Whereas 2023 and early 2024 were dominated by “rate-watching,” 2025 marks a return to fundamentals: cash-flow resilience, credit quality, and real-asset exposure.

MICs exemplify these traits when managed properly.
Top-tier funds maintain loan-to-value ratios below 70 %, diversify across property types, and use experienced administrators who monitor each mortgage from origination through repayment.
That structure makes them less sensitive to short-term rate volatility and more aligned with long-term wealth preservation.

Investors are also seeking transparency — monthly statements, audited reporting, and clear disclosure of underlying assets.
Platforms like Versa Platinum have gained traction precisely because they blend conservative underwriting with digital accessibility, allowing investors to see where their capital is working and how risk is being managed.

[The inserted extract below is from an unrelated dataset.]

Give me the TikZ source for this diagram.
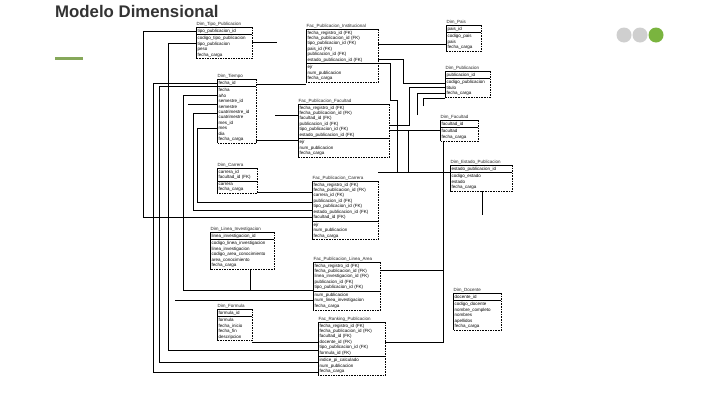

How the 2.25 % Era Could Redefine Risk and Reward

In a declining-rate environment, yields in public markets often compress faster than inflation, eroding real returns.
MICs, however, can maintain spread stability because their pricing adjusts to borrower demand rather than government-bond benchmarks.

This is why seasoned investors increasingly treat MIC allocations as a strategic income hedge — a way to balance the softness of public yields with tangible, collateral-backed cash flow.
While these funds are not immune to risk, their underlying security (real property) provides a margin of safety rarely found in unsecured debt or dividend equities.

The next phase of the rate cycle — likely a period of policy stability through mid-2026 — gives private lenders time to reprice loans, improve liquidity, and expand cautiously.
That slow-and-steady approach tends to favor funds already equipped with strong governance and diversified exposure.


Final Take: The Smart Money Is Watching

Canada’s 2.25 % rate era is not the end of tightening — it’s the beginning of normalization.
For investors, that means the return of predictable yield curves and measured opportunity.
The era of “easy 5 % GICs” is fading, and those who adapt early will define the next wave of income investing.

Whether you’re a first-time investor exploring real-estate-backed income or an experienced participant reallocating from fixed income, Mortgage Investment Corporations offer a disciplined path forward.
They bridge caution and confidence — generating returns rooted in real assets rather than speculation.

As Canada’s monetary cycle resets, the investors who understand that relationship — and align with managers who execute it responsibly — will stand to gain the most.